Find out when your next local Special Olympics event is, and go to cheer the athletes on.
If your teen is good at manicures, volunteer to give them at a local nursing home. Kids of all ages can brighten the residents' day with singing, reading aloud, or even just a visit.
Collect toys in good shape and donate them to your church's nursery.
Go through the cabinets and send canned goods to a food pantry. Often, older kids can also volunteer to work at the food pantry sorting donations.
Answer trivia questions at www.freerice.com. For every correct answer, the site donates an amount of rice to feed hungry people around the world.
Go to the park and pick up litter. (Wear gloves!) Kids may be surprised at the amount of trash they will find.
Call your local animal shelter to see if the animals would like someone to play with for an hour.

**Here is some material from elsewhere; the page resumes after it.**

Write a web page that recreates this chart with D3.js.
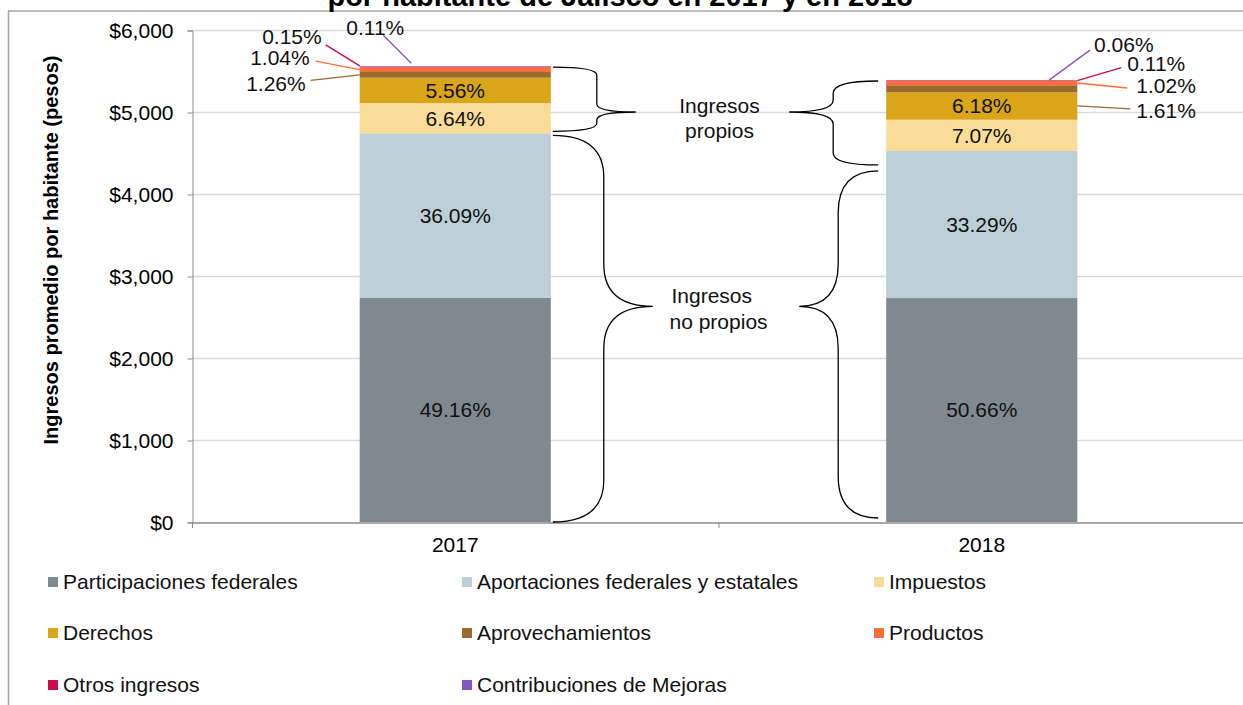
<!DOCTYPE html>
<html>
<head>
<meta charset="utf-8">
<script src="https://cdn.jsdelivr.net/npm/d3@7"></script>
<style>
  body { margin: 0; background: #fff; }
  svg { display: block; font-family: "Liberation Sans", Arial, sans-serif; }
</style>
</head>
<body>
<script>
// Data
const years = ['2017', '2018']
const series = [
    'Participaciones federales',
    'Aportaciones federales y estatales',
    'Impuestos',
    'Derechos',
    'Aprovechamientos',
    'Productos',
    'Otros ingresos',
    'Contribuciones de Mejoras',
]
const colors = ['#7f898f', '#bccfd6', '#f9dc97', '#daa519', '#9a6a2e', '#ff6d38', '#cc0a4e', '#8454c4']
// pesos per habitant, by series
const values2017 = [2733, 2007, 369, 309, 70, 58, 8, 6]
const values2018 = [2731, 1794, 381, 333, 87, 55, 6, 3]
const pct2017 = ['49.16%', '36.09%', '6.64%', '5.56%', '1.26%', '1.04%', '0.15%', '0.11%']
const pct2018 = ['50.66%', '33.29%', '7.07%', '6.18%', '1.61%', '1.02%', '0.11%', '0.06%']
const yTicks = [0, 1000, 2000, 3000, 4000, 5000, 6000]

const W = 1243, H = 705
const margin = { top: 30, right: -2, bottom: 183, left: 192 }
const width = W - margin.left - margin.right
const height = H - margin.top - margin.bottom
const fontSize = '21px'

const svg = d3.select('body').append('svg')
    .attr('width', W)
    .attr('height', H)

// outer chart frame (partly cut off)
svg.append('path')
    .attr('d', `M8.5,${H} V11 H${W}`)
    .style('fill', 'none')
    .style('stroke', '#a6a6a6')
    .style('stroke-width', 1.5)

svg.append('text')
    .attr('x', 620)
    .attr('y', 6)
    .attr('text-anchor', 'middle')
    .style('font-size', '29px')
    .style('font-weight', 'bold')
    .text('por habitante de Jalisco en 2017 y en 2018')

const g = svg.append('g')
    .attr('transform', `translate(${margin.left}, ${margin.top})`)

const x = d3.scaleBand()
    .domain(years)
    .range([0, width])
    .paddingInner(0)
    .paddingOuter(0)

const barW = x.bandwidth() * 0.363

const y = d3.scaleLinear()
    .domain([0, 6000])
    .range([height, 0])

// gridlines
g.selectAll('.grid')
    .data(yTicks.slice(1))
    .join('line')
        .attr('x1', 0)
        .attr('x2', width)
        .attr('y1', d => y(d) + 0.5)
        .attr('y2', d => y(d) + 0.5)
        .style('stroke', '#d9d9d9')
        .style('stroke-width', 1.5)

// y axis
const yAxis = g.append('g')
    .attr('transform', 'translate(0.5, 0.5)')
    .call(d3.axisLeft(y).tickValues(yTicks).tickSize(5).tickPadding(14)
        .tickFormat(d => '$' + d3.format(',')(d)))
yAxis.select('.domain').style('stroke', '#8c8c8c')
yAxis.selectAll('.tick line').style('stroke', '#8c8c8c')
yAxis.selectAll('text')
    .style('font-size', fontSize)
    .style('font-family', '"Liberation Sans", Arial, sans-serif')
    .style('fill', '#000')

// x axis
const xAxis = g.append('g')
    .attr('transform', `translate(0, ${height + 0.5})`)
    .call(d3.axisBottom(x).tickSize(0).tickPadding(15))
xAxis.select('.domain').style('stroke', '#8c8c8c').style('stroke-width', 1.5)
xAxis.selectAll('text')
    .style('font-size', fontSize)
    .style('font-family', '"Liberation Sans", Arial, sans-serif')
    .style('fill', '#000')
// category separators
g.selectAll('.sep')
    .data([0, x.step()])
    .join('line')
        .attr('x1', d => d + 0.5)
        .attr('x2', d => d + 0.5)
        .attr('y1', height)
        .attr('y2', height + 6)
        .style('stroke', '#8c8c8c')

// axis title
svg.append('text')
    .attr('transform', 'translate(58, 250) rotate(-90)')
    .attr('text-anchor', 'middle')
    .style('font-size', '20px')
    .style('font-weight', 'bold')
    .text('Ingresos promedio por habitante (pesos)')

// stack
const table = years.map((yr, i) => {
    const row = { year: yr }
    const vals = i === 0 ? values2017 : values2018
    series.forEach((s, j) => { row[s] = vals[j] })
    return row
})
const stacked = d3.stack().keys(series)(table)
const pcts = { '2017': pct2017, '2018': pct2018 }

const bx = yr => x(yr) + (x.bandwidth() - barW) / 2

stacked.forEach((layer, j) => {
    g.selectAll(null)
        .data(layer)
        .join('rect')
            .attr('x', d => bx(d.data.year))
            .attr('y', d => y(d[1]))
            .attr('width', barW)
            .attr('height', d => y(d[0]) - y(d[1]))
            .style('fill', colors[j])
})

// inside labels for the four largest segments
stacked.slice(0, 4).forEach((layer, j) => {
    g.selectAll(null)
        .data(layer)
        .join('text')
            .attr('x', d => bx(d.data.year) + barW / 2)
            .attr('y', d => (y(d[0]) + y(d[1])) / 2)
            .attr('dy', '0.35em')
            .attr('text-anchor', 'middle')
            .style('font-size', fontSize)
            .style('fill', '#111')
            .text(d => pcts[d.data.year][j])
})

// leader labels for the small segments
// [series, point along bar width, point y shift, line dx, line dy, text dx, text dy, anchor]
const leaders = {
    '2017': [
        [4, 0, 0, -49, 5.5, -5, 3, 'end'],
        [5, 0, 0, -44, -8.5, -6, -3, 'end'],
        [6, 0, -1, -34, -21, -4, -8, 'end'],
        [7, 0.27, -3, -28, -28, -8, -8, 'middle'],
    ],
    '2018': [
        [4, 1, 17, 53, 3, 6, 2, 'start'],
        [5, 1, 0, 50, 5, 9, -2, 'start'],
        [6, 1, 0, 44, -13, 6, -4, 'start'],
        [7, 0.852, 0, 41, -30, 4, -5, 'start'],
    ],
}
Object.keys(leaders).forEach(yr => {
    const i = years.indexOf(yr)
    leaders[yr].forEach(([j, fx, sy, ldx, ldy, tdx, tdy, anchor]) => {
        const d = stacked[j][i]
        const px = bx(yr) + barW * fx
        const py = (y(d[0]) + y(d[1])) / 2 + sy
        const lx = px + ldx, ly = py + ldy
        g.append('line')
            .attr('x1', px).attr('y1', py)
            .attr('x2', lx).attr('y2', ly)
            .style('stroke', colors[j])
            .style('stroke-width', 1.3)
        g.append('text')
            .attr('x', lx + tdx)
            .attr('y', ly + tdy)
            .attr('dy', '0.35em')
            .attr('text-anchor', anchor)
            .style('font-size', fontSize)
            .style('fill', '#111')
            .text(pcts[yr][j])
    })
})

// curly braces
function brace(x0, y0, y1, xm, xt, ym, r) {
    return `M${x0},${y0} Q${xm},${y0} ${xm},${y0 + r}` +
        ` L${xm},${ym - r} Q${xm},${ym} ${xt},${ym}` +
        ` Q${xm},${ym} ${xm},${ym + r}` +
        ` L${xm},${y1 - r} Q${xm},${y1} ${x0},${y1}`
}
const top2017 = stacked[series.length - 1][0][1]
const top2018 = stacked[series.length - 1][1][1]
const aport2017 = stacked[1][0][1]
const aport2018 = stacked[1][1][1]
const r17 = bx('2017') + barW + 2
const l18 = bx('2018') - 8
const braces = [
    [r17, y(top2017) + 1, y(aport2017) - 2, r17 + 44, r17 + 83, y(5000), 8],
    [r17, y(aport2017) + 2, y(0), r17 + 51, r17 + 100, y(2630), 42],
    [l18, y(top2018) + 1, y(aport2018) + 14, l18 - 45, l18 - 89, y(5000), 12],
    [l18, y(aport2018) + 20, y(0) - 4, l18 - 40, l18 - 79, y(2630), 42],
]
braces.forEach(b => {
    g.append('path')
        .attr('d', brace(...b))
        .style('fill', 'none')
        .style('stroke', '#000')
        .style('stroke-width', 1.3)
})

const mid = (r17 + l18) / 2
const np = g.append('text')
    .style('font-size', fontSize)
    .style('fill', '#111')
np.append('tspan').attr('x', mid + 4).attr('y', y(5000) + 0.5).attr('text-anchor', 'middle').text('Ingresos')
np.append('tspan').attr('x', mid + 4).attr('y', y(5000) + 25.5).attr('text-anchor', 'middle').text('propios')
const nnp = g.append('text')
    .style('font-size', fontSize)
    .style('fill', '#111')
nnp.append('tspan').attr('x', mid - 44).attr('y', y(2630) - 3).text('Ingresos')
nnp.append('tspan').attr('x', mid - 46).attr('y', y(2630) + 23).text('no propios')

// legend
const legCols = [48, 462, 874]
const legRows = [582, 633, 685]
const legend = svg.selectAll('.leg')
    .data(series)
    .join('g')
        .attr('transform', (d, i) => `translate(${legCols[i % 3]}, ${legRows[Math.floor(i / 3)]})`)
legend.append('rect')
    .attr('x', 0).attr('y', -5)
    .attr('width', 10).attr('height', 10)
    .style('fill', (d, i) => colors[i])
legend.append('text')
    .attr('x', 15)
    .attr('dy', '0.35em')
    .style('font-size', fontSize)
    .style('fill', '#111')
    .text(d => d)
</script>
</body>
</html>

If this isn't allowed, ask what the shelter could use instead.
Pull your neighbor's garbage cans back in after the truck goes by.
Make Valentine's Day cards for senior citizens — either ones you know or for residents of a nursing home.
Sometimes, the best service can be done right at home. Have your kids do something nice for each other. Clean a brother's room, make a sister's bed, help wash the dishes. Do something in secret and watch for the smiles that will come.
Perhaps the very best way to encourage your kids to be involved in service is to be a good example of it.
One young mother occasionally found herself taking meals in to neighbors or friends when they were sick, having a baby or were in need. She really enjoyed this service, but often asked her husband to take care of her children while she prepared the food and delivered it.
As many moms feel, she knew she could do these tasks more easily on her own, without children. Then she realized that she was missing a great chance, and could use these moments as teaching opportunities. The next time, she had the children help fix the meal and carry it to the neighbor's house. The children began to see firsthand the joy that can come from service.
Make service to others a part of your whole family's life, and you'll see the benefits come back to you tenfold.